Anyone gonna watch the New Years Day Concert in Vienna on TV? Now it's a family tradition.


----------



## DavidA (Dec 14, 2012)

Happy New Year to everyone!


----------



## sospiro (Apr 3, 2010)

Thank you Frederik for giving us this wonderful & inspirational site. Happy New Year to you & to the back-room boys & girls & to everyone on TC.


----------



## sospiro (Apr 3, 2010)

Huilunsoittaja said:


> Anyone gonna watch the New Years Day Concert in Vienna on TV? Now it's a family tradition.


I always watch but this time I'm going to try & spot females in the orchestra. :devil:


----------



## ComposerOfAvantGarde (Dec 2, 2011)

Huilunsoittaja said:


> Happy New Year!!!
> 
> Anyone gonna watch the New Years Day Concert in Vienna on TV? Now it's a family tradition.


The same silly program of waltzes and lowbrow classical music played by grumpy looking men.
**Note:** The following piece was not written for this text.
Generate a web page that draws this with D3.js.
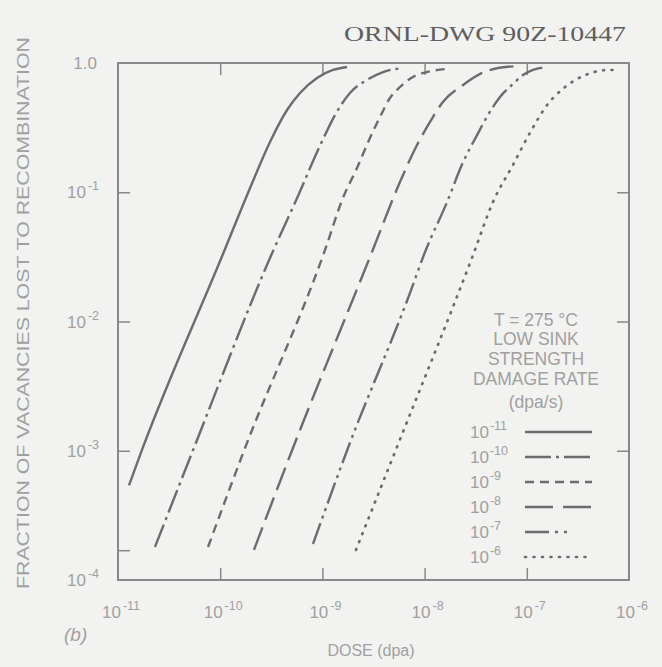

Not my idea of a good time.


----------



## clavichorder (May 2, 2011)

As mentioned in the other thread, happy new year though I was too busy typing something I didn't post to respond in real time.


----------



## DavidA (Dec 14, 2012)

Huilunsoittaja said:


> Happy New Year!!!
> 
> Anyone gonna watch the New Years Day Concert in Vienna on TV? Now it's a family tradition.


I usually tune in for a bit of it for the sake of tradition. But I must confess the music palls very quickly.


----------



## Flamme (Dec 30, 2012)

Huilunsoittaja said:


> Happy New Year!!!
> 
> Anyone gonna watch the New Years Day Concert in Vienna on TV? Now it's a family tradition.
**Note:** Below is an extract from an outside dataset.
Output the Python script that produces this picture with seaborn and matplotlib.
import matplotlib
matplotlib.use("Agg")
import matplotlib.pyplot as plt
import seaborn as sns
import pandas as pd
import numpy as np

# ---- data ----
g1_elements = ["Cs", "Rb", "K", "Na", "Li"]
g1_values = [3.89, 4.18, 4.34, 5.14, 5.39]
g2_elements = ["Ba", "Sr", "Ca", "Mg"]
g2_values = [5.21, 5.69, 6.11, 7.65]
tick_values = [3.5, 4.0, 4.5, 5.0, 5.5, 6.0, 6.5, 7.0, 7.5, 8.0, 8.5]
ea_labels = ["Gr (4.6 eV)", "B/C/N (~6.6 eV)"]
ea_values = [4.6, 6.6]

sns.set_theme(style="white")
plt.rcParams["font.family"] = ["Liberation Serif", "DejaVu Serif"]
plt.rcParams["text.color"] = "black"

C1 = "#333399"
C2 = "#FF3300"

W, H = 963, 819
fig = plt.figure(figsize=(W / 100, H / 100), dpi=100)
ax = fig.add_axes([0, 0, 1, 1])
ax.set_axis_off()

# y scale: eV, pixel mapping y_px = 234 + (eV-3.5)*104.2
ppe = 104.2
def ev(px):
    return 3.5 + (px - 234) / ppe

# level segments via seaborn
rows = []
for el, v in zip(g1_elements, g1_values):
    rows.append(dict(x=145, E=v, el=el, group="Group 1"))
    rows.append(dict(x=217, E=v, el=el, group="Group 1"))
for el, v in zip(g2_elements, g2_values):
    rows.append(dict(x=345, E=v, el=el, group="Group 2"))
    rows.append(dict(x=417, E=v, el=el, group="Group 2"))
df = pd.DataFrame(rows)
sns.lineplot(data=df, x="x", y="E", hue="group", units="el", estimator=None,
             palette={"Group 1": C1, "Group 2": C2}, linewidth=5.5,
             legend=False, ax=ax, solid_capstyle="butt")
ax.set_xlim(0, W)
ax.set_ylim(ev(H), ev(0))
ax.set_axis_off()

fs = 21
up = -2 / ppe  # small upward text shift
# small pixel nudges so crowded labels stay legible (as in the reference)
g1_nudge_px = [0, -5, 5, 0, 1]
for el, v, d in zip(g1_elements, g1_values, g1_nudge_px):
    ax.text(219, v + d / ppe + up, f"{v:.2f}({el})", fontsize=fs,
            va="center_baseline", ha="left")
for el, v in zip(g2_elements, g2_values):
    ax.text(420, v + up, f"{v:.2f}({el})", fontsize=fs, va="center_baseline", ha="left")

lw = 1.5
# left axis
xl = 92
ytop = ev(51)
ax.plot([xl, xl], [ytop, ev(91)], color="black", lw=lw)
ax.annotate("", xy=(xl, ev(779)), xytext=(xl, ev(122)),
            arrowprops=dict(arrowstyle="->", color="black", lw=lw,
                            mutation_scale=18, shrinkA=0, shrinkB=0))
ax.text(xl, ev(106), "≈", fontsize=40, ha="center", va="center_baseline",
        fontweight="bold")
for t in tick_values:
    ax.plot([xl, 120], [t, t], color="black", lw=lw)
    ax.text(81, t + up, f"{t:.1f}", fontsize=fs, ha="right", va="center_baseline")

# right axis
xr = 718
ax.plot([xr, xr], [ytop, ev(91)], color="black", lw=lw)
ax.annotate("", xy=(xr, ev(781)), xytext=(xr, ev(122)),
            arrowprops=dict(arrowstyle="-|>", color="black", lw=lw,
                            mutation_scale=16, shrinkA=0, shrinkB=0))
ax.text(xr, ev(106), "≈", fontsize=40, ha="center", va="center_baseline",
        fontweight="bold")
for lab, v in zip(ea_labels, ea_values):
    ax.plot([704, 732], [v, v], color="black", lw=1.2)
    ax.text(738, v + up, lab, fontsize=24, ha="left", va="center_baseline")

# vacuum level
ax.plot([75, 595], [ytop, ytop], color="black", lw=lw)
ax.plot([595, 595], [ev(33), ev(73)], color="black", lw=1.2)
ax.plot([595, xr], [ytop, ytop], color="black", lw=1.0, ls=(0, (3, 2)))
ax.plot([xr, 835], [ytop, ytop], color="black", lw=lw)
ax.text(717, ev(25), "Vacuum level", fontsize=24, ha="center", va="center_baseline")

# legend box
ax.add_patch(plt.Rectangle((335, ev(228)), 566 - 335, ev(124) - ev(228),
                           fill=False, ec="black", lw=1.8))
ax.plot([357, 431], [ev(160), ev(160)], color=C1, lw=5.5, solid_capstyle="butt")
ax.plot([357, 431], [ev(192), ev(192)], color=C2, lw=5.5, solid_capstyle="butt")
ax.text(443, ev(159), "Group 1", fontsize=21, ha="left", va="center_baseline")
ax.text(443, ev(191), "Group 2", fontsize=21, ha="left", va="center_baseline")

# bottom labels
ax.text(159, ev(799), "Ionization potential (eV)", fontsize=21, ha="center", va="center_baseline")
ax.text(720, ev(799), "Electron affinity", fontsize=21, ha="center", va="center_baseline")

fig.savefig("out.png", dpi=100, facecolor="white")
We have live transmission every year guess this one too


----------



## Kopachris (May 31, 2010)

Interesting thing about New Year's in a casino: the day of Dec. 31, the hotel front desk is the busiest and the casino is dead while everyone checks into their rooms and has lunch/dinner. The night of Dec. 31, the casino is so packed you'll be hard-pressed to find an open seat, but the hotel front desk is dead, since everyone has already checked in. I got to go home early, and I'm glad about that because I have a nasty cold.
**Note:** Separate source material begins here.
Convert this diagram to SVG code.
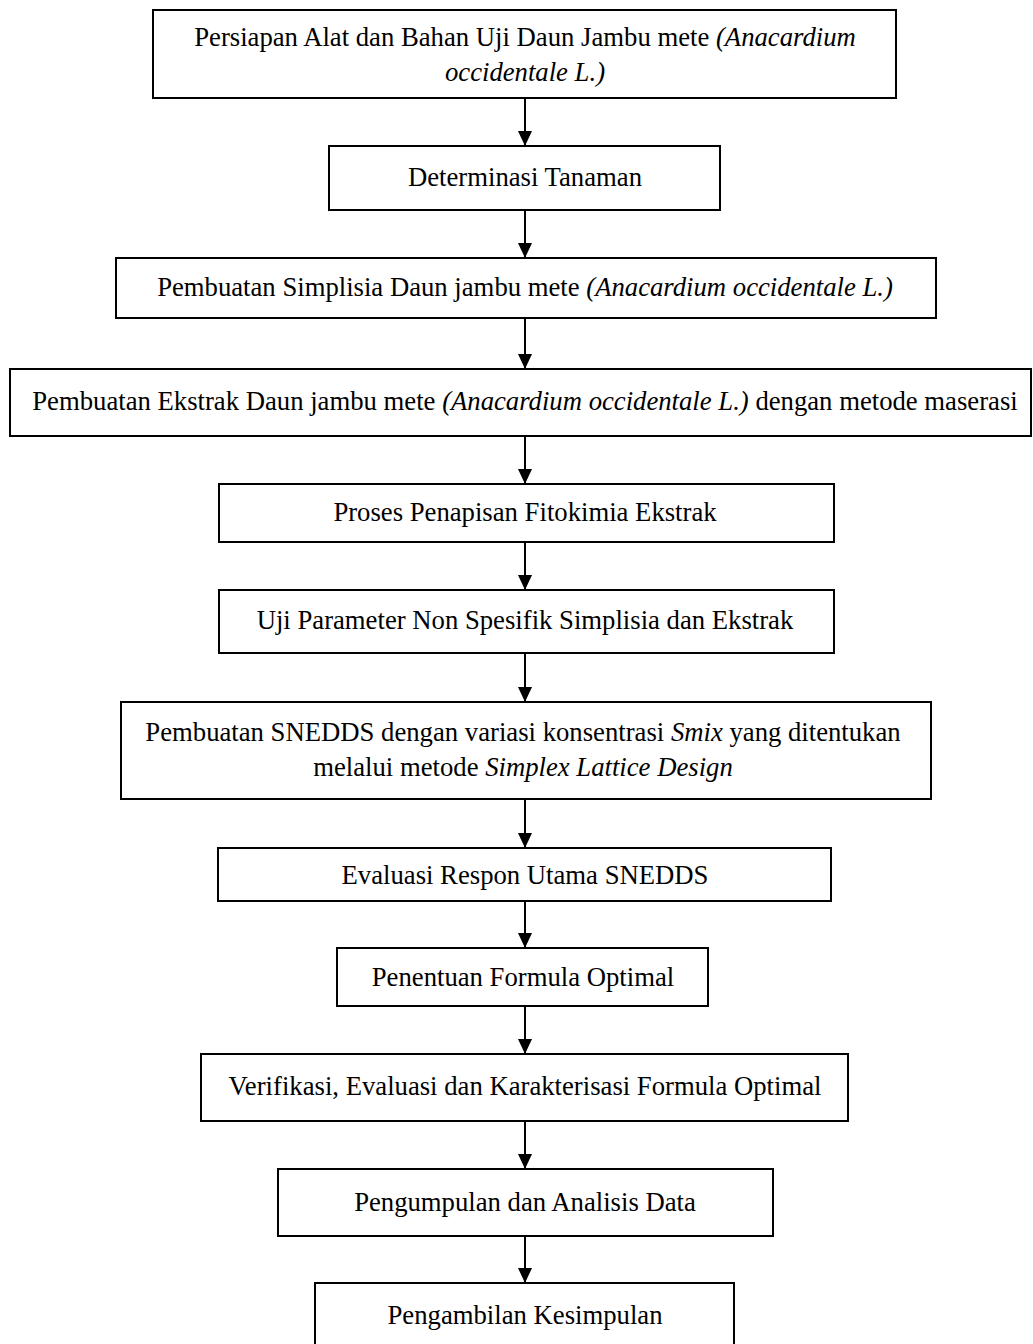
<svg xmlns="http://www.w3.org/2000/svg" width="1033" height="1344" viewBox="0 0 1033 1344">
<style>
.box{fill:#fff;stroke:#000;stroke-width:2}
.t{font-family:"Liberation Serif","Times New Roman",serif;font-size:26.7px;fill:#000;text-anchor:middle}
.i{font-style:italic}
.c{stroke:#000;stroke-width:2;fill:none}
.h{fill:#000}
</style>
<rect width="1033" height="1344" fill="#fff"/>
<g id="connectors">
<path class="c" d="M525,98 V146"/>
<path class="h" d="M518,131 L532,131 L525,146 Z"/>
<path class="c" d="M525,210 V258"/>
<path class="h" d="M518,243 L532,243 L525,258 Z"/>
<path class="c" d="M525,318 V369"/>
<path class="h" d="M518,354 L532,354 L525,369 Z"/>
<path class="c" d="M525,436 V484"/>
<path class="h" d="M518,469 L532,469 L525,484 Z"/>
<path class="c" d="M525,542 V590"/>
<path class="h" d="M518,575 L532,575 L525,590 Z"/>
<path class="c" d="M525,653 V702"/>
<path class="h" d="M518,687 L532,687 L525,702 Z"/>
<path class="c" d="M525,799 V848"/>
<path class="h" d="M518,833 L532,833 L525,848 Z"/>
<path class="c" d="M525,901 V948"/>
<path class="h" d="M518,933 L532,933 L525,948 Z"/>
<path class="c" d="M525,1006 V1054"/>
<path class="h" d="M518,1039 L532,1039 L525,1054 Z"/>
<path class="c" d="M525,1121 V1169"/>
<path class="h" d="M518,1154 L532,1154 L525,1169 Z"/>
<path class="c" d="M525,1236 V1283"/>
<path class="h" d="M518,1268 L532,1268 L525,1283 Z"/>
</g>
<g id="n1"><rect class="box" x="153" y="10" width="743" height="88"/>
<text class="t" x="525" y="46">Persiapan Alat dan Bahan Uji Daun Jambu mete <tspan class="i">(Anacardium</tspan></text>
<text class="t i" x="525" y="81">occidentale L.)</text></g>
<g id="n2"><rect class="box" x="329" y="146" width="391" height="64"/>
<text class="t" x="525" y="186">Determinasi Tanaman</text></g>
<g id="n3"><rect class="box" x="116" y="258" width="820" height="60"/>
<text class="t" x="525" y="296">Pembuatan Simplisia Daun jambu mete <tspan class="i">(Anacardium occidentale L.)</tspan></text></g>
<g id="n4"><rect class="box" x="10" y="369" width="1021" height="67"/>
<text class="t" x="525" y="410">Pembuatan Ekstrak Daun jambu mete <tspan class="i">(Anacardium occidentale L.)</tspan> dengan metode maserasi</text></g>
<g id="n5"><rect class="box" x="219" y="484" width="615" height="58"/>
<text class="t" x="525" y="521">Proses Penapisan Fitokimia Ekstrak</text></g>
<g id="n6"><rect class="box" x="219" y="590" width="615" height="63"/>
<text class="t" x="525" y="629">Uji Parameter Non Spesifik Simplisia dan Ekstrak</text></g>
<g id="n7"><rect class="box" x="121" y="702" width="810" height="97"/>
<text class="t" x="523" y="741">Pembuatan SNEDDS dengan variasi konsentrasi <tspan class="i">Smix</tspan> yang ditentukan</text>
<text class="t" x="523" y="776">melalui metode <tspan class="i">Simplex Lattice Design</tspan></text></g>
<g id="n8"><rect class="box" x="218" y="848" width="613" height="53"/>
<text class="t" x="525" y="884">Evaluasi Respon Utama SNEDDS</text></g>
<g id="n9"><rect class="box" x="337" y="948" width="371" height="58"/>
<text class="t" x="523" y="986">Penentuan Formula Optimal</text></g>
<g id="n10"><rect class="box" x="201" y="1054" width="647" height="67"/>
<text class="t" x="525" y="1095">Verifikasi, Evaluasi dan Karakterisasi Formula Optimal</text></g>
<g id="n11"><rect class="box" x="278" y="1169" width="495" height="67"/>
<text class="t" x="525" y="1211">Pengumpulan dan Analisis Data</text></g>
<g id="n12"><rect class="box" x="315" y="1283" width="419" height="70"/>
<text class="t" x="525" y="1324">Pengambilan Kesimpulan</text></g>
</svg>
So, in about 6 minutes, Happy New Year to all our friends in Hawaii!


----------



## cwarchc (Apr 28, 2012)

Happy new year to everybody 
Nothing changes with a new year, but with a new attitude comes a new begining


----------



## Head_case (Feb 5, 2010)

Happy new year to everyone...moderators, members, regulars and the dismembered (lurkers lol!)!

Timezone changes....do we ever step into the same river twice? It flows...it goes....only in name only, do we ever. 

And what is this water of life? This joy...sprung from the foundation of being, always changing.

Enjoy your new flow in 2013


----------